Late last year and earlier this year we hosted a number of guest posts from reader David R about this issue. He also spent a lot of time advocating for improvements to the local board and his efforts appear to have paid off with last week Auckland Transport announcing plans to improve the area with most of it focused on improving safety.
Auckland Transport is proposing a number of new safety measures, including crossings, shared paths, cycle paths and speed reduction on Cook Street and the surrounding area in the City Centre, to make it safer for people walking and cycling. Cook St is one of the high risk corridors in Auckland and is therefore a priority for safety investment.
AT is seeking feedback until 28 June 2018 on the changes, including improvements for the intersections of Sale Street, Union Street and Drake Street.
Kathryn King, AT’s Walking, Cycling and Road Safety Manager, says new and upgraded zebra crossings, pram crossings, speed tables and pedestrian refuge islands will make these city centre streets more pedestrian-friendly.
“Safety is paramount. We’re committed to making our streets safer and easier for people to get around,” says Miss King.
“A huge amount of people live in this part of the City Centre, and with more residential developments planned and under construction in the area, the volume of foot traffic and people travelling by bike is set to increase.”
“Cook Street currently feels very unsafe to navigate on foot and by bike. In the long term, Auckland Council has plans within the City Centre Masterplan to improve safety and connectivity of our roads but in the meantime this proposal serves as an effective interim measure to make this area safer, more convenient and better connected for people walking and cycling.”
Under the proposal, a network of on-road cycle lanes and shared paths are planned from the upcoming Victoria Street cycleway via Union Street to Sale Street, onto Cook Street then connecting to the Nelson Street cycleway.
At the intersection of Cook and Morton streets, electronic driver speed feedback signs will help to reduce traffic speeds while a new traffic island on the northern side of Cook Street will make it easier for pedestrians to cross.
The proposal also includes lowering high-traffic speeds exiting the Northern Motorway off-ramp onto Cook Street by reducing and narrowing road lanes. In addition, an extra lane would be added on Sam Wrigley Street to make the intersection with Cook Street safer for all road users, particularly for the Auckland Motorway Association whose heavy service vehicles currently have difficulty entering the street due to the fast-moving traffic exiting the motorway.
“We have spoken to key stakeholders and people living and working in the area to balance the demands of people travelling through the area and people staying to enjoy the area. The key focus is creating safe and healthy streets that work for everyone,” says Miss King.
“Some on-street parking will need to be removed to enable the introduction of these safety measures, which is necessary if the safety of these streets is to be improved.”

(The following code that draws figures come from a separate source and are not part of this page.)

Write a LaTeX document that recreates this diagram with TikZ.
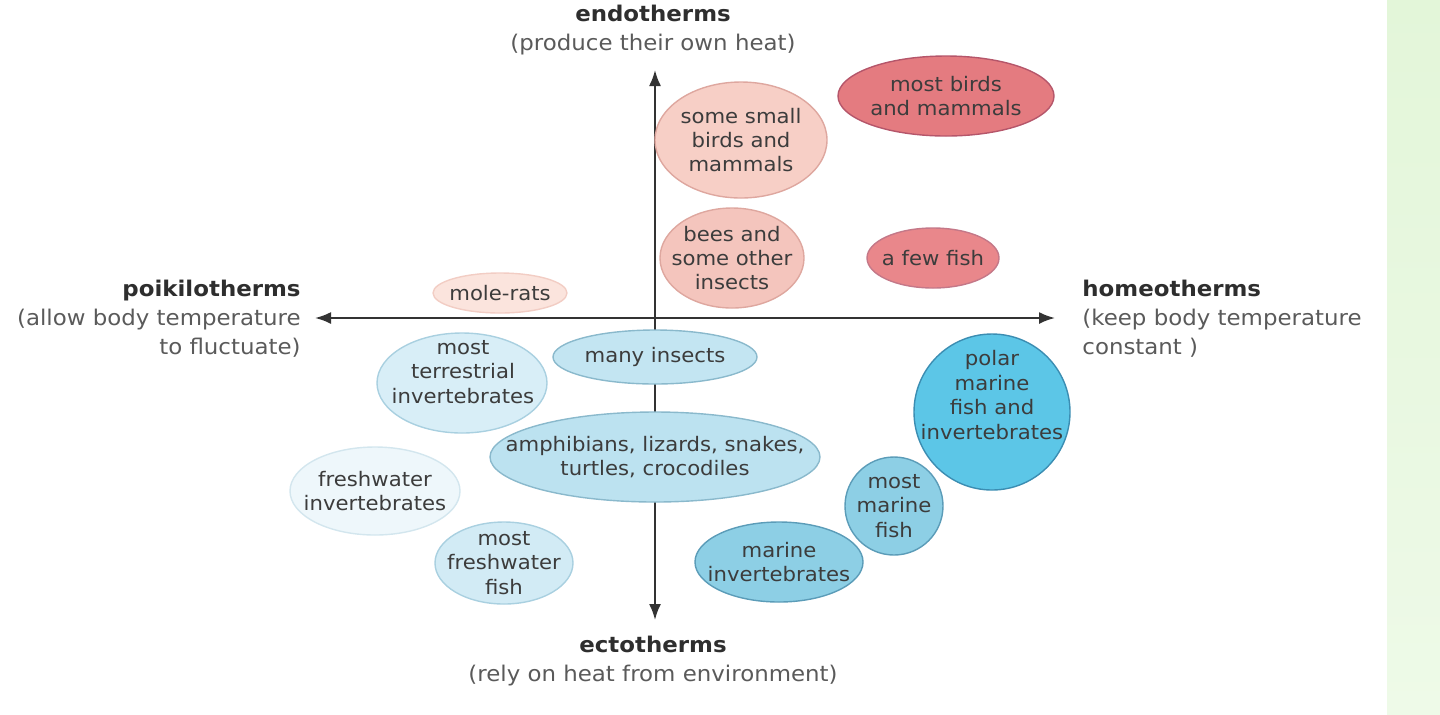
\documentclass[tikz,border=0pt]{standalone}
\usepackage{fontspec}
\setmainfont[FakeStretch=1.06]{DejaVu Sans}
\usetikzlibrary{shapes.geometric,arrows.meta}

\definecolor{axisgray}{HTML}{333333}
\definecolor{headgray}{HTML}{2E2E2E}
\definecolor{subgray}{HTML}{5A5A5A}
\definecolor{txtgray}{HTML}{3C3C3C}
\definecolor{stripA}{HTML}{E3F6D9}
\definecolor{stripB}{HTML}{EEFAE8}
\definecolor{pinkA}{HTML}{F7CFC6}
\definecolor{pinkAline}{HTML}{DEA79F}
\definecolor{redA}{HTML}{E47B80}
\definecolor{redAline}{HTML}{B5566A}
\definecolor{pinkB}{HTML}{F4C5BD}
\definecolor{redB}{HTML}{E9878B}
\definecolor{pinkC}{HTML}{FBE4DD}
\definecolor{pinkCline}{HTML}{F2CDC4}
\definecolor{blueA}{HTML}{C3E5F2}
\definecolor{blueAline}{HTML}{8AB9CC}
\definecolor{blueB}{HTML}{D8EEF7}
\definecolor{blueBline}{HTML}{A9D0E0}
\definecolor{blueC}{HTML}{BCE2F0}
\definecolor{blueD}{HTML}{EEF7FB}
\definecolor{blueDline}{HTML}{D3E6EE}
\definecolor{blueE}{HTML}{D2EBF5}
\definecolor{blueF}{HTML}{8DCFE5}
\definecolor{blueFline}{HTML}{5B9CB8}
\definecolor{blueH}{HTML}{5CC6E7}
\definecolor{blueHline}{HTML}{3B8DB2}

\tikzset{
  blob/.style={ellipse, draw, line width=0.7pt, inner sep=0pt},
  blobtext/.style={align=center, text=txtgray, inner sep=0pt,
    font=\fontsize{10}{12.2}\selectfont},
  axis/.style={line width=1pt, draw=axisgray,
    {Latex[length=8pt,width=6pt]}-{Latex[length=8pt,width=6pt]}},
  headtext/.style={inner sep=0pt, font=\fontsize{10.8}{14.5}\selectfont}
}

\begin{document}
\begin{tikzpicture}[x=0.5pt, y=-0.5pt]
  \useasboundingbox (0,0) rectangle (1440,714);
  % green strip
  \fill[top color=stripA, bottom color=stripB] (1387,0) rectangle (1440,714);

  \coordinate (N) at (655,70);
  \coordinate (S) at (655,620);
  \coordinate (W) at (315,318);
  \coordinate (E) at (1055,318);

  \draw[axis] (S) -- (N);
  \draw[axis] (W) -- (E);

  % axis labels
  \node[headtext, align=center] (endo) at (653,30)
    {\textcolor{headgray}{\bfseries endotherms}\\\textcolor{subgray}{(produce their own heat)}};
  \node[headtext, align=center] (ecto) at (653,661)
    {\textcolor{headgray}{\bfseries ectotherms}\\\textcolor{subgray}{(rely on heat from environment)}};
  \node[headtext, align=right, anchor=east] (poiki) at (301,319)
    {\textcolor{headgray}{\bfseries poikilotherms}\\\textcolor{subgray}{(allow body temperature}\\\textcolor{subgray}{to fluctuate)}};
  \node[headtext, align=left, anchor=west] (homeo) at (1082,319)
    {\textcolor{headgray}{\bfseries homeotherms}\\\textcolor{subgray}{(keep body temperature}\\\textcolor{subgray}{constant )}};

  % endotherm groups
  \node[blob, fill=pinkA, draw=pinkAline, minimum width=86pt, minimum height=58pt] (small) at (741,140) {};
  \node[blobtext] at (small) {some small\\birds and\\mammals};
  \node[blob, fill=redA, draw=redAline, minimum width=108pt, minimum height=40pt] (birds) at (946,96) {};
  \node[blobtext] at (birds) {most birds\\and mammals};
  \node[blob, fill=pinkB, draw=pinkAline, minimum width=72pt, minimum height=50pt] (bees) at (732,258) {};
  \node[blobtext] at (bees) {bees and\\some other\\insects};
  \node[blob, fill=redB, draw=redAline!80, minimum width=66pt, minimum height=30pt] (fewfish) at (933,258) {};
  \node[blobtext] at (fewfish) {a few fish};
  \node[blob, fill=pinkC, draw=pinkCline, minimum width=67pt, minimum height=20pt] (molerats) at (500,293) {};
  \node[blobtext] at (molerats) {mole-rats};

  % ectotherm groups
  \node[blob, fill=blueA, draw=blueAline, minimum width=102pt, minimum height=27pt] (insects) at (655,357) {};
  \node[blobtext] at (insects) {many insects};
  \node[blob, fill=blueB, draw=blueBline, minimum width=85pt, minimum height=50pt] (terrinv) at (462,383) {};
  \node[blobtext] at (463,372) {most\\terrestrial\\invertebrates};
  \node[blob, fill=blueC, draw=blueAline, minimum width=165pt, minimum height=45pt] (amphib) at (655,457) {};
  \node[blobtext] at (amphib) {amphibians, lizards, snakes,\\turtles, crocodiles};
  \node[blob, fill=blueD, draw=blueDline, minimum width=85pt, minimum height=44pt] (freshinv) at (375,491) {};
  \node[blobtext] at (freshinv) {freshwater\\invertebrates};
  \node[blob, fill=blueE, draw=blueBline, minimum width=69pt, minimum height=41pt] (freshfish) at (504,563) {};
  \node[blobtext] at (freshfish) {most\\freshwater\\fish};
  \node[blob, fill=blueF, draw=blueFline, minimum width=84pt, minimum height=40pt] (marinv) at (779,562) {};
  \node[blobtext] at (marinv) {marine\\invertebrates};
  \node[blob, fill=blueF, draw=blueFline, minimum width=49pt, minimum height=49pt] (marfish) at (894,506) {};
  \node[blobtext] at (marfish) {most\\marine\\fish};
  \node[blob, fill=blueH, draw=blueHline, minimum width=78pt, minimum height=78pt] (polar) at (992,412) {};
  \node[blobtext] at (992,395) {polar\\marine\\fish and\\invertebrates};
\end{tikzpicture}
\end{document}
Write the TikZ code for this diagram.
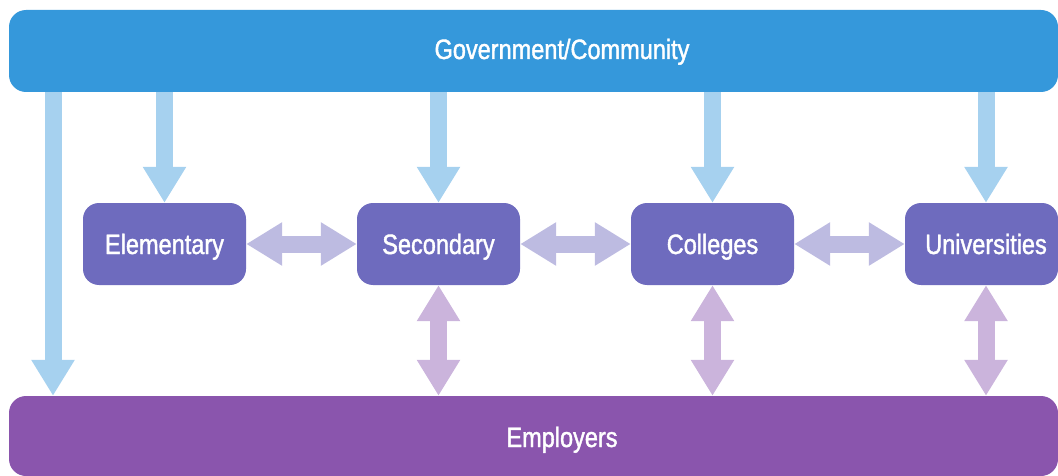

“We are keen to get feedback from local residents about the proposed improvements and how we can best implement them to improve safety in Cook Street.”
This is good news. So here’s what’s proposed.
Union St will get be narrowed to a single lane with a bi-directional cycle lane and wider footpath added. A speed table and pedestrian crossing will also be added. In addition, the gaping maw of Drake St will be narrowed with kerb build outs and a pedestrian island
The most will be where Union St joins both Sale St and Cook St. The southbound lane onto Cook St will be removed and the road network more squared up which will help lower speeds and therefore improve safety. The cycleway from Union St will fill some of this space. The lanes on Cook St will be reduced to reflect that there’s only a single lane on the off-ramp and road surface coloured to help slow vehicles from the motorway down. There is also a new shared path and a pedestrian crossing at the end of Sale St.
The bi-directional cycleway will continue along till it reaches a new pedestrian and bike crossing next to Morton St where the east and west directions are meant to separate.
The cycle lanes will continue up to Nelson St giving another safe option for getting between Nelson St and Victoria Park.
Finally, a one-directional cycleway will be added to the east of Nelson, but it is only a short section, as the image below shows. This is expanded upon in more detail below.
Overall the proposal is pretty good – although there are always places to improve something. One such example is in the right of the image above between Nelson and Hobson streets. AT are actually planning on adding on-street parking here, as with the exception of the two closest to Hobson St, the road has no stopping lines currently. Why not extend the cycleway all the way to Hobson St or are they still saying that a few carparks are more importing than the safety of those on bikes? If we’re going to the extent of putting a cycle lane here, then why not just do it properly.
Another thing seemingly missing is any attempt to fix up the atrocious footpaths in the area
The consultation on these plans closes on 28 June.